Of course, we don’t need to focus on non-human beings to see how modern industrial development has a record of promoting horrific violence. We learned in school about the slavery and genocides that accompanied European colonialism. “How could they have done that?” we ask ourselves. “How could they not have understood that we are all human?”
It’s an important question, but maybe it’s the wrong one. Why must we determine whether someone is human in order to extend a basic respect for life? We talk about environmentalists as if they were a special interest group, but environmentalism is not one political issue among others. To be an environmentalist is to value existence.
According to social scientists, every genocide happens through three processes: authorization, routinization, and dehumanization.
First, a public authority figure declares, either explicitly or implicitly, that the crime is socially acceptable.
Second, the crime is routinized: divided between many specific jobs and workers, so that no one sees the full picture of what is taking place, or has the ability to stop it.

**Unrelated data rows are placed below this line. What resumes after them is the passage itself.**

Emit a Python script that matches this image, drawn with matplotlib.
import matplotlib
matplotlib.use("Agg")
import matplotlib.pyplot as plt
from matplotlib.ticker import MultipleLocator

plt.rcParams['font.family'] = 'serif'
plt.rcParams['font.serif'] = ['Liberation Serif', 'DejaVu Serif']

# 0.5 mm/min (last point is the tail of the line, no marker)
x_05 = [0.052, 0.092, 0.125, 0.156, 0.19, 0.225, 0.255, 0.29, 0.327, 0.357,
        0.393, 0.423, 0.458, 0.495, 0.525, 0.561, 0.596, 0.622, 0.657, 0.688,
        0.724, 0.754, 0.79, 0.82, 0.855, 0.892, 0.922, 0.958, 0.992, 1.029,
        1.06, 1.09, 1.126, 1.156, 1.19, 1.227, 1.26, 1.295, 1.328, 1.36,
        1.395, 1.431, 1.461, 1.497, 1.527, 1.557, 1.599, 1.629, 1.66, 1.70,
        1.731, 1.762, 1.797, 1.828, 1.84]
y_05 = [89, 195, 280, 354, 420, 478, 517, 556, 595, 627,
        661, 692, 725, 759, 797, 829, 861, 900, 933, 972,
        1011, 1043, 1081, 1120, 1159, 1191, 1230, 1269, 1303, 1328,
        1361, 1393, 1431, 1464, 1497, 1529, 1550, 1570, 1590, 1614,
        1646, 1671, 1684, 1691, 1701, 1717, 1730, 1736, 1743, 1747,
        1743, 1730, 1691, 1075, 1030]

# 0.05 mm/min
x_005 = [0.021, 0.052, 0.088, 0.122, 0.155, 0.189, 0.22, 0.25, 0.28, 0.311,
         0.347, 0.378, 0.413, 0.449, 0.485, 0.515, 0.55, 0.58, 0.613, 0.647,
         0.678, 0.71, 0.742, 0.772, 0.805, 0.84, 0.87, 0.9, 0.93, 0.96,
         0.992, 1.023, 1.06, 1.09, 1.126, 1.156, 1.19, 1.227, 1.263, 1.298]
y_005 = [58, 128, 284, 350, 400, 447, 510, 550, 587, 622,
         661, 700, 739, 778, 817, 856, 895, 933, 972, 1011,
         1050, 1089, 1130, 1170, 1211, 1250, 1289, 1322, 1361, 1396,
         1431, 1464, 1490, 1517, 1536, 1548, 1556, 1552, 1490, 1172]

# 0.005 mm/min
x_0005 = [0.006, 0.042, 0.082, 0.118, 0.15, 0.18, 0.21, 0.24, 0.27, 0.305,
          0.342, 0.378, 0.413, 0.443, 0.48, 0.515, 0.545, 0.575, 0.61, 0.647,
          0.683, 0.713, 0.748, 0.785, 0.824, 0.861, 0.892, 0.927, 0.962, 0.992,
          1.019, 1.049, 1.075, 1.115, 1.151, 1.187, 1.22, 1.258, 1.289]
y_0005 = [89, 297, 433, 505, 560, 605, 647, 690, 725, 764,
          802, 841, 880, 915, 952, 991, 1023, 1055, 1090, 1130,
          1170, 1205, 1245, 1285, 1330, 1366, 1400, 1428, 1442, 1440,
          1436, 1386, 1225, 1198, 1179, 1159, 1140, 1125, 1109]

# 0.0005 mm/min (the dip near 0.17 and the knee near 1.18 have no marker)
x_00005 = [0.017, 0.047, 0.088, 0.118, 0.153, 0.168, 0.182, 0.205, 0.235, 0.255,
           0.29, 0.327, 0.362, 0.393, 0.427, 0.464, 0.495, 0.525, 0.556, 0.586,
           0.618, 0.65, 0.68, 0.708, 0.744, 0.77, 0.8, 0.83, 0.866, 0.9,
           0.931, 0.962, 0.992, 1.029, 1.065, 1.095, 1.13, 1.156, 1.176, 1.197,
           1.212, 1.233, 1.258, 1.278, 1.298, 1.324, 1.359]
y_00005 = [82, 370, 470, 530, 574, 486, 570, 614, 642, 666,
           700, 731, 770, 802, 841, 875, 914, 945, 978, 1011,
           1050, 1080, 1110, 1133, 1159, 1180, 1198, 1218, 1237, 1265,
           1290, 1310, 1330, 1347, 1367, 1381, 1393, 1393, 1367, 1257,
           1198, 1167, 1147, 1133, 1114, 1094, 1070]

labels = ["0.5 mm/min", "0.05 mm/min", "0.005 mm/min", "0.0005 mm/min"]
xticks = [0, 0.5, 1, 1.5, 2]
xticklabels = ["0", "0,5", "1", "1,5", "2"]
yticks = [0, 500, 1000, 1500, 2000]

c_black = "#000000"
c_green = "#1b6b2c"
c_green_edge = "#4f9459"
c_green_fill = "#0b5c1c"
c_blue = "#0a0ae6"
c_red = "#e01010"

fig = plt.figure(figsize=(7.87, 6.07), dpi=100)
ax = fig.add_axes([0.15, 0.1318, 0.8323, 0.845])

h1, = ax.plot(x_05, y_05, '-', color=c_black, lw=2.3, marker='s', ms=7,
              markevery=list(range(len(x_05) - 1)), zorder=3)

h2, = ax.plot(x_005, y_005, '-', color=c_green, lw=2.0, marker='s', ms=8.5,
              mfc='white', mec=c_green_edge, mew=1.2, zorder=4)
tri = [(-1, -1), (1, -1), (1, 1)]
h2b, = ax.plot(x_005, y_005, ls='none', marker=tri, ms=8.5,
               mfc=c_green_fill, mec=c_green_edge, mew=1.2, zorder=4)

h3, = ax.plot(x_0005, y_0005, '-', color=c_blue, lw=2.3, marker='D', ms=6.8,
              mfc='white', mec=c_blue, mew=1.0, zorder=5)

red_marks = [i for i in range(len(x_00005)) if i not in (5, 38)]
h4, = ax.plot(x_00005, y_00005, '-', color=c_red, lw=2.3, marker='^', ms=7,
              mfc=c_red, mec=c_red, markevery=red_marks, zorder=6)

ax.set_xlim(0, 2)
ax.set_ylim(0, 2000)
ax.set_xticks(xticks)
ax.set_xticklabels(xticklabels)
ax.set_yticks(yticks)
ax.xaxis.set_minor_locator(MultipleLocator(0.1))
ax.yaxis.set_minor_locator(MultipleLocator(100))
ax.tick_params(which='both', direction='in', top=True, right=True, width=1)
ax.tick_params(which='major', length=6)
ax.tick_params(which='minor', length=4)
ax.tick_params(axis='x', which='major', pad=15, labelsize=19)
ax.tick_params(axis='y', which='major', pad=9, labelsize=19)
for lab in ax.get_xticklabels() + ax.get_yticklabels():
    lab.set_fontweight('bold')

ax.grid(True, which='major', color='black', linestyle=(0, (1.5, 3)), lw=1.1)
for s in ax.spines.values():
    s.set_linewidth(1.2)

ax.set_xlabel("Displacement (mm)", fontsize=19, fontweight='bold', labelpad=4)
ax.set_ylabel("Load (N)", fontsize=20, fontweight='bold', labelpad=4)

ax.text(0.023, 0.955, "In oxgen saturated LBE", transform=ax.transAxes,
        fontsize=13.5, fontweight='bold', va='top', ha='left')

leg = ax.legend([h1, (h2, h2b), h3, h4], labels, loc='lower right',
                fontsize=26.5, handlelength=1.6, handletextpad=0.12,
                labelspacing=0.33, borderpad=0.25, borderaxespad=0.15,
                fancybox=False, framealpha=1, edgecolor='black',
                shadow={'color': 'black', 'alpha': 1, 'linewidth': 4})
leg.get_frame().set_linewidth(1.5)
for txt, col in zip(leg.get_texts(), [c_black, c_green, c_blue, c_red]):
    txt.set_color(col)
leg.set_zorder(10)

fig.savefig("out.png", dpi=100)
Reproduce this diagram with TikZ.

Third, the object of the crime is dehumanized. Groups of “us” and “them” are created: those who are worthy of respect and empathy, and those who are not.

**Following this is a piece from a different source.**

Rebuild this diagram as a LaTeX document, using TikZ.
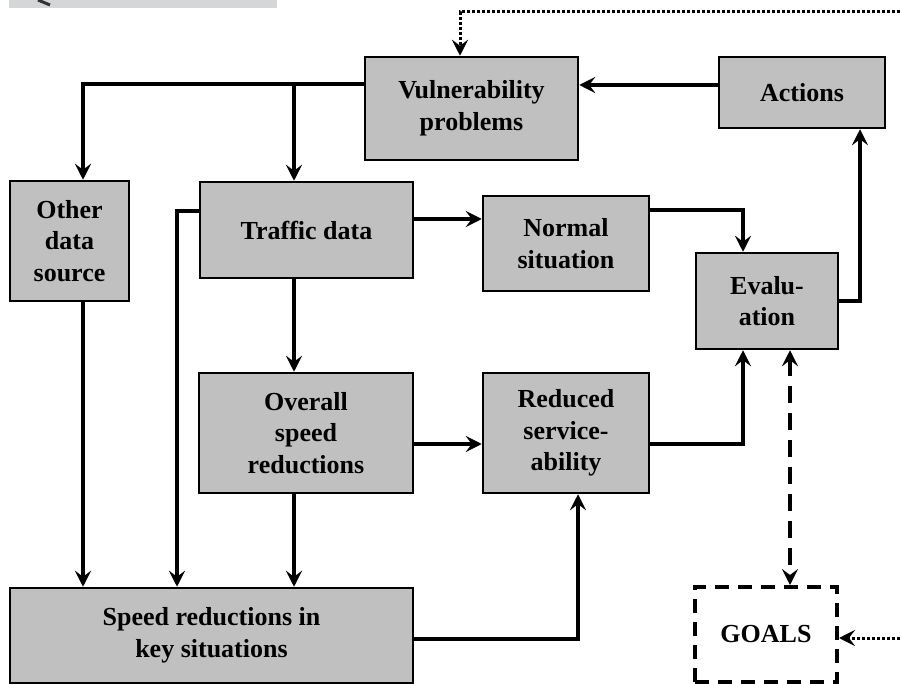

Replace the word “dehumanized” with “devalued,” and one need not look far to see how the three-step system perfectly explains our current situation. We are in the middle of a sanctioned massacre of life on Earth. This is more than an emergency. This is a crime.

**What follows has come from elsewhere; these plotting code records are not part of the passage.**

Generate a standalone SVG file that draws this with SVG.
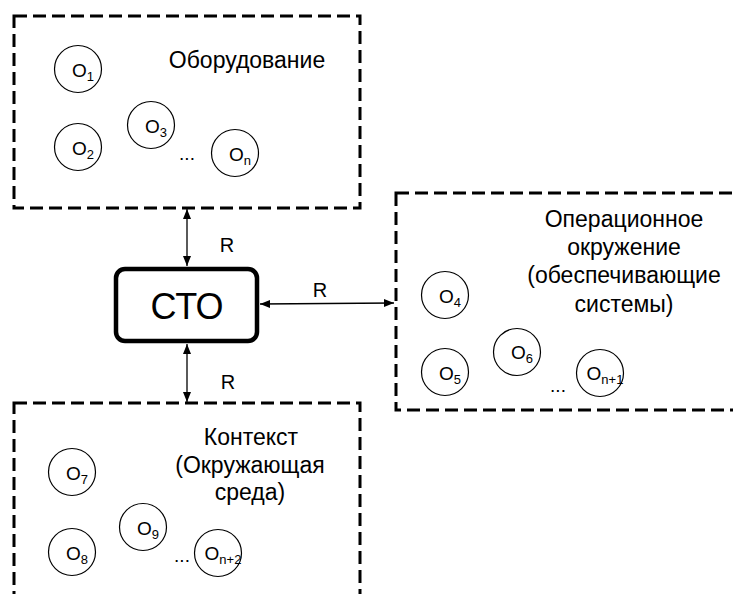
<svg xmlns="http://www.w3.org/2000/svg" width="733" height="594" viewBox="0 0 733 594">
<style>
.frame{fill:none;stroke:#000;stroke-width:3;stroke-dasharray:13 6}
.obj{fill:#fff;stroke:#000;stroke-width:1.2}
.ol{font-family:"Liberation Sans",Arial,sans-serif;font-size:19px;fill:#000;text-anchor:middle}
.sub{font-size:13px}
.lbl{font-family:"Liberation Sans",Arial,sans-serif;font-size:23px;fill:#000;text-anchor:middle}
.r{font-family:"Liberation Sans",Arial,sans-serif;font-size:20px;fill:#000;text-anchor:middle}
.conn{stroke:#000;stroke-width:1.3;fill:none;marker-start:url(#ah);marker-end:url(#ah)}
</style>
<defs>
<marker id="ah" viewBox="0 0 10 10" refX="10" refY="5" markerWidth="10" markerHeight="10" markerUnits="userSpaceOnUse" orient="auto-start-reverse">
<path d="M0,1 L10,5 L0,9 z" fill="#000"/>
</marker>
</defs>
<rect width="733" height="594" fill="#fff"/>

<g id="equipment">
<rect class="frame" x="14" y="16" width="346" height="192"/>
<text class="lbl" x="247" y="68">Оборудование</text>
<circle class="obj" cx="78" cy="69" r="23.5"/><text class="ol" x="83" y="77">O<tspan class="sub" dy="4">1</tspan></text>
<circle class="obj" cx="78" cy="147" r="23.5"/><text class="ol" x="83" y="155">O<tspan class="sub" dy="4">2</tspan></text>
<circle class="obj" cx="151" cy="125" r="23.5"/><text class="ol" x="156" y="133">O<tspan class="sub" dy="4">3</tspan></text>
<text class="ol" x="187" y="160">...</text>
<circle class="obj" cx="235" cy="153" r="23.5"/><text class="ol" x="240" y="161">O<tspan class="sub" dy="4">n</tspan></text>
</g>

<g id="operational">
<rect class="frame" x="396" y="193" width="350" height="217"/>
<text class="lbl" x="624" y="227">Операционное</text>
<text class="lbl" x="624" y="255">окружение</text>
<text class="lbl" x="624" y="283">(обеспечивающие</text>
<text class="lbl" x="624" y="312">системы)</text>
<circle class="obj" cx="445" cy="295" r="23.5"/><text class="ol" x="450" y="303">O<tspan class="sub" dy="4">4</tspan></text>
<circle class="obj" cx="445" cy="372" r="23.5"/><text class="ol" x="450" y="380">O<tspan class="sub" dy="4">5</tspan></text>
<circle class="obj" cx="517" cy="352" r="23.5"/><text class="ol" x="522" y="359">O<tspan class="sub" dy="4">6</tspan></text>
<text class="ol" x="558" y="392">...</text>
<circle class="obj" cx="600" cy="373" r="23.5"/><text class="ol" x="605" y="380">O<tspan class="sub" dy="4">n+1</tspan></text>
</g>

<g id="context">
<rect class="frame" x="14" y="403" width="346" height="220"/>
<text class="lbl" x="251" y="445">Контекст</text>
<text class="lbl" x="250" y="473">(Окружающая</text>
<text class="lbl" x="250" y="500">среда)</text>
<circle class="obj" cx="72" cy="472" r="23.5"/><text class="ol" x="77" y="480">O<tspan class="sub" dy="4">7</tspan></text>
<circle class="obj" cx="72" cy="552" r="23.5"/><text class="ol" x="77" y="560">O<tspan class="sub" dy="4">8</tspan></text>
<circle class="obj" cx="143" cy="527" r="23.5"/><text class="ol" x="148" y="535">O<tspan class="sub" dy="4">9</tspan></text>
<text class="ol" x="182" y="562">...</text>
<circle class="obj" cx="218" cy="553" r="23.5"/><text class="ol" x="223" y="560">O<tspan class="sub" dy="4">n+2</tspan></text>
</g>

<g id="sto">
<rect x="116" y="269" width="141" height="72" rx="9" ry="9" fill="#fff" stroke="#000" stroke-width="4.5"/>
<text x="187" y="319" font-family="Liberation Sans, Arial, sans-serif" font-size="36" text-anchor="middle">СТО</text>
</g>

<g id="connectors">
<line class="conn" x1="187" y1="209" x2="187" y2="266"/>
<line class="conn" x1="187" y1="344" x2="187" y2="402"/>
<line class="conn" x1="260" y1="304" x2="394" y2="303"/>
<text class="r" x="227" y="252">R</text>
<text class="r" x="320" y="297">R</text>
<text class="r" x="228" y="389">R</text>
</g>
</svg>
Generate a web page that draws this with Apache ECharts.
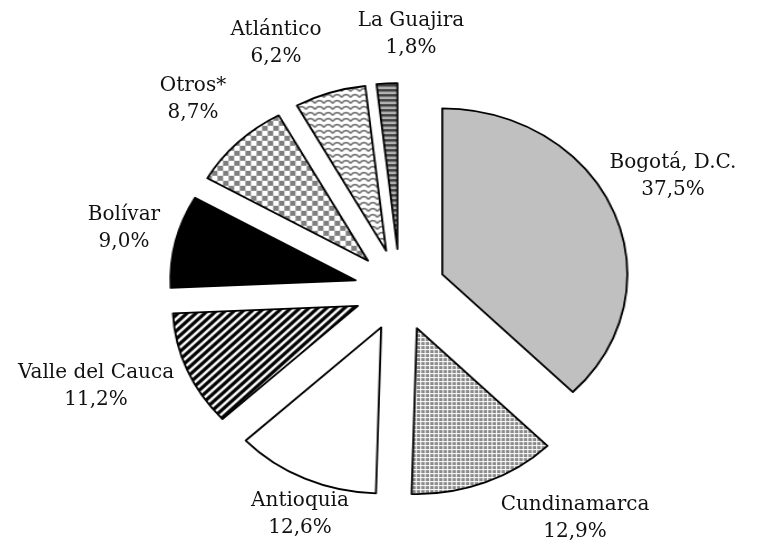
<!DOCTYPE html>
<html>
<head>
<meta charset="utf-8">
<script src="https://cdn.jsdelivr.net/npm/echarts@6/dist/echarts.min.js"></script>
<style>
html,body{margin:0;padding:0;background:#fff;overflow:hidden;width:758px;height:546px}
#wrap{position:relative;width:758px;height:546px;overflow:hidden}
#pie{position:absolute;left:0;top:0;width:758px;height:546px;transform:scaleX(1.115);transform-origin:400px 0}
#lab{position:absolute;left:0;top:0;width:758px;height:546px}
</style>
</head>
<body>
<div id="wrap"><div id="pie"></div><div id="lab"></div></div>
<script>
const categories = ['Bogotá, D.C.', 'Cundinamarca', 'Antioquia', 'Valle del Cauca', 'Bolívar', 'Otros*', 'Atlántico', 'La Guajira'];
const values = [37.5, 12.9, 12.6, 11.2, 9.0, 8.7, 6.2, 1.8];
const valueLabels = ['37,5%', '12,9%', '12,6%', '11,2%', '9,0%', '8,7%', '6,2%', '1,8%'];

// label block centres (layout only)
const labelPos = [[673, 176], [575, 518], [300, 514], [96, 386], [124, 228], [193, 99], [276, 43], [411, 34]];

function pat(w, h, draw) {
  const c = document.createElement('canvas');
  c.width = w; c.height = h;
  const g = c.getContext('2d');
  draw(g);
  return { image: c, repeat: 'repeat' };
}
const fills = [
  '#c0c0c0',
  pat(4, 4, g => { g.fillStyle = '#ffffff'; g.fillRect(0,0,4,4); g.fillStyle = '#8a8a8a'; g.fillRect(0,0,3,3); }),
  '#ffffff',
  pat(8, 8, g => { g.fillStyle = '#fff'; g.fillRect(0,0,8,8); g.strokeStyle = '#000'; g.lineWidth = 3.2;
    g.beginPath(); g.moveTo(-4,4); g.lineTo(4,-4); g.moveTo(0,8); g.lineTo(8,0); g.moveTo(4,12); g.lineTo(12,4); g.stroke(); }),
  '#000000',
  pat(10, 10, g => { g.fillStyle = '#fff'; g.fillRect(0,0,10,10); g.fillStyle = '#7f7f7f'; g.fillRect(0,0,5,5); g.fillRect(5,5,5,5); }),
  pat(8, 6, g => { g.fillStyle = '#fff'; g.fillRect(0,0,8,6); g.strokeStyle = '#707070'; g.lineWidth = 1.5;
    g.beginPath(); g.moveTo(0,4.5); g.lineTo(2,2.2); g.lineTo(4,1.5); g.lineTo(6,2.2); g.lineTo(8,4.5); g.stroke(); }),
  pat(4, 5, g => { g.fillStyle = '#b4b4b4'; g.fillRect(0,0,4,5); g.fillStyle = '#404040'; g.fillRect(0,0,4,2.5); })
];

const pieBase = {
  type: 'pie',
  center: [400, 290],
  radius: 166,
  startAngle: 90,
  clockwise: true,
  avoidLabelOverlap: false,
  emphasis: { disabled: true }
};

const chartPie = echarts.init(document.getElementById('pie'), null, { renderer: 'canvas' });
chartPie.setOption({
  animation: false,
  series: [Object.assign({}, pieBase, {
    selectedMode: 'multiple',
    selectedOffset: 41,
    itemStyle: { borderColor: '#000', borderWidth: 1.8 },
    select: { itemStyle: { borderColor: '#000', borderWidth: 1.8 } },
    label: { show: false },
    labelLine: { show: false },
    data: values.map((v, i) => ({ name: categories[i], value: v, selected: true, itemStyle: { color: fills[i] } }))
  })]
});

const chartLab = echarts.init(document.getElementById('lab'), null, { renderer: 'canvas' });
chartLab.setOption({
  animation: false,
  series: [Object.assign({}, pieBase, {
    silent: true,
    selectedMode: false,
    itemStyle: { color: 'rgba(0,0,0,0)', borderWidth: 0 },
    label: {
      show: true,
      position: 'outside',
      fontFamily: 'DejaVu Serif',
      fontSize: 20,
      color: '#111',
      lineHeight: 27,
      align: 'center',
      formatter: p => categories[p.dataIndex] + '\n' + valueLabels[p.dataIndex]
    },
    labelLine: { show: false },
    labelLayout: p => ({ x: labelPos[p.dataIndex][0], y: labelPos[p.dataIndex][1], align: 'center', verticalAlign: 'middle' }),
    data: values.map((v, i) => ({ name: categories[i], value: v }))
  })]
});
</script>
</body>
</html>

We know that crimes are never committed without repercussion. We hear enough stories from veterans with PTSD to know that violence harms the perpetrator almost as much as the victim. We can market our self-destructive massacre as “progress” or “economic growth,” but we remain trapped in a system that makes each of us implicit in destruction. Can we doubt that this knowledge impacts us in a sinister way, whether or not we realize it? Are we not the loneliest of creatures, shut off in our brick-and-mortar cages from every other form of life?
This is my world. It is built on on soil that was plowed up and washed away, on trees that were slashed and burned, on land that was purged of every animal large enough to shoot — because killing made us feel in-control, less afraid of a world that was, and still is, more powerful than our fragile social structures. And people wondered why I was often sad as a child. I wondered why everyone around me wasn’t grieving, as well.
Eventually, I’ve walked as far as I can tolerate in this cold, and I’ve gone through all the thoughts I have in my head. I turn for home. I unlock my door and sit down at my desk. I open my laptop as the blood rushes back to my fingertips and burns its way down my frozen shins. I know that my thoughts cannot un-build a society that is so corrupt at its core. But I need people to understand. I need them to know that when I say “climate action now,” I mean so much more than carbon emissions. I mean that this is our last chance to see where we’ve gone wrong, our last chance to learn to want something better. Sooner or later, climate change will force us to alter our habits. Perhaps, in this re-creation, there will be room for a new understanding of environmentalism: that it is not about us. It is not about what we can extract from the earth without suffering consequences. It is not about ensuring a stable future for ourselves. It is about waking up to the incredible reality that we live on a blue gem, floating in infinite blackness. The reality that nothing that humans ever create will hold a candle to the miracle of our living planet. If the climate crisis cannot move us to understand that, then I fear that nothing ever will. This is the best chance we’ve got. I cannot be silent.